= DIRECTIONS FOR THIS TASK =
Copy down all of the data underneath, exactly as shown.
▽
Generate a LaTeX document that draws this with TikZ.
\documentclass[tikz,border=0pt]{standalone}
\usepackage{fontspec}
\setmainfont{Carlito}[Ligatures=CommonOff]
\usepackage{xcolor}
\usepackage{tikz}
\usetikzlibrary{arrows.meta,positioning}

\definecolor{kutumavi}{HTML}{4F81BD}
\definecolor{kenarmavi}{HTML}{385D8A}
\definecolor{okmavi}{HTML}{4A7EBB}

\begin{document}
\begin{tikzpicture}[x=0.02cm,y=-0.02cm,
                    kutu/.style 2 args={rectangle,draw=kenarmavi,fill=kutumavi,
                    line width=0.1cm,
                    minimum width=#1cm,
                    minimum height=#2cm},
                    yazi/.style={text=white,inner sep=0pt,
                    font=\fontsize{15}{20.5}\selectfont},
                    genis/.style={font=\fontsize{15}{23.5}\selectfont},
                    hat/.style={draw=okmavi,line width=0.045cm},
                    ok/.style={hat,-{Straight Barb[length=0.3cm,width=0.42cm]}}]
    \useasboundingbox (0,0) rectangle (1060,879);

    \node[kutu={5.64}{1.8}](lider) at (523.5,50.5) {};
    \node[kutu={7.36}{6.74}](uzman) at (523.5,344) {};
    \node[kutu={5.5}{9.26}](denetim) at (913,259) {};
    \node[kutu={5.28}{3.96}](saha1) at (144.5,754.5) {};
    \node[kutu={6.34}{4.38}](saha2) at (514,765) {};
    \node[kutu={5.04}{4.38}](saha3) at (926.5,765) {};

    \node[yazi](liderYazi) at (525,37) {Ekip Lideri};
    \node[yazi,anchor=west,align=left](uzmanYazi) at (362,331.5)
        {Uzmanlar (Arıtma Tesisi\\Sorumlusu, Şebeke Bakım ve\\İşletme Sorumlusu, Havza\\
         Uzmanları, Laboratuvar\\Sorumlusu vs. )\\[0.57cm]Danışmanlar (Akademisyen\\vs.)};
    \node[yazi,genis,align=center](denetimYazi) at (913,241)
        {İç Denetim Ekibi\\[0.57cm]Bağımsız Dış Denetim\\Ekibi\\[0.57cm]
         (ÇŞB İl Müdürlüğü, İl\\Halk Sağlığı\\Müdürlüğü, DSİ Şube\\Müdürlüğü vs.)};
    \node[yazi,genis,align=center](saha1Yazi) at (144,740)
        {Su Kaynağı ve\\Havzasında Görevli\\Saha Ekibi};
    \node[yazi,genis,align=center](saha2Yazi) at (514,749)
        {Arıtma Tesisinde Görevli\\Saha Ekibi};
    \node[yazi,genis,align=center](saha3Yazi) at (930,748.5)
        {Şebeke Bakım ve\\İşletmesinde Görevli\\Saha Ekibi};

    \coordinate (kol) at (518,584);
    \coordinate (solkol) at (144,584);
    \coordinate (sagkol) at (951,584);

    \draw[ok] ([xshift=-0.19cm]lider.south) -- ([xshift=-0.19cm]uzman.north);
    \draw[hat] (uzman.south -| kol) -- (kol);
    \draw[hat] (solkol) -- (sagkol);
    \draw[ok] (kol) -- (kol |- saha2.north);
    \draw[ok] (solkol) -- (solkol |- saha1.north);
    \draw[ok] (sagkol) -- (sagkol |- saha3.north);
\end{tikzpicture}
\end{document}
△
= REPLY TO THE EXERCISE =
Generate a LaTeX document that draws this with TikZ.
\documentclass[tikz,border=0pt]{standalone}
\usepackage{fontspec}
\setmainfont{Carlito}[Ligatures=CommonOff]
\usepackage{xcolor}
\usepackage{tikz}
\usetikzlibrary{arrows.meta,positioning}

\definecolor{kutumavi}{HTML}{4F81BD}
\definecolor{kenarmavi}{HTML}{385D8A}
\definecolor{okmavi}{HTML}{4A7EBB}

\begin{document}
\begin{tikzpicture}[x=0.02cm,y=-0.02cm,
                    kutu/.style 2 args={rectangle,draw=kenarmavi,fill=kutumavi,
                    line width=0.1cm,
                    minimum width=#1cm,
                    minimum height=#2cm},
                    yazi/.style={text=white,inner sep=0pt,
                    font=\fontsize{15}{20.5}\selectfont},
                    genis/.style={font=\fontsize{15}{23.5}\selectfont},
                    hat/.style={draw=okmavi,line width=0.045cm},
                    ok/.style={hat,-{Straight Barb[length=0.3cm,width=0.42cm]}}]
    \useasboundingbox (0,0) rectangle (1060,879);

    \node[kutu={5.64}{1.8}](lider) at (523.5,50.5) {};
    \node[kutu={7.36}{6.74}](uzman) at (523.5,344) {};
    \node[kutu={5.5}{9.26}](denetim) at (913,259) {};
    \node[kutu={5.28}{3.96}](saha1) at (144.5,754.5) {};
    \node[kutu={6.34}{4.38}](saha2) at (514,765) {};
    \node[kutu={5.04}{4.38}](saha3) at (926.5,765) {};

    \node[yazi](liderYazi) at (525,37) {Ekip Lideri};
    \node[yazi,anchor=west,align=left](uzmanYazi) at (362,331.5)
        {Uzmanlar (Arıtma Tesisi\\Sorumlusu, Şebeke Bakım ve\\İşletme Sorumlusu, Havza\\
         Uzmanları, Laboratuvar\\Sorumlusu vs. )\\[0.57cm]Danışmanlar (Akademisyen\\vs.)};
    \node[yazi,genis,align=center](denetimYazi) at (913,241)
        {İç Denetim Ekibi\\[0.57cm]Bağımsız Dış Denetim\\Ekibi\\[0.57cm]
         (ÇŞB İl Müdürlüğü, İl\\Halk Sağlığı\\Müdürlüğü, DSİ Şube\\Müdürlüğü vs.)};
    \node[yazi,genis,align=center](saha1Yazi) at (144,740)
        {Su Kaynağı ve\\Havzasında Görevli\\Saha Ekibi};
    \node[yazi,genis,align=center](saha2Yazi) at (514,749)
        {Arıtma Tesisinde Görevli\\Saha Ekibi};
    \node[yazi,genis,align=center](saha3Yazi) at (930,748.5)
        {Şebeke Bakım ve\\İşletmesinde Görevli\\Saha Ekibi};

    \coordinate (kol) at (518,584);
    \coordinate (solkol) at (144,584);
    \coordinate (sagkol) at (951,584);

    \draw[ok] ([xshift=-0.19cm]lider.south) -- ([xshift=-0.19cm]uzman.north);
    \draw[hat] (uzman.south -| kol) -- (kol);
    \draw[hat] (solkol) -- (sagkol);
    \draw[ok] (kol) -- (kol |- saha2.north);
    \draw[ok] (solkol) -- (solkol |- saha1.north);
    \draw[ok] (sagkol) -- (sagkol |- saha3.north);
\end{tikzpicture}
\end{document}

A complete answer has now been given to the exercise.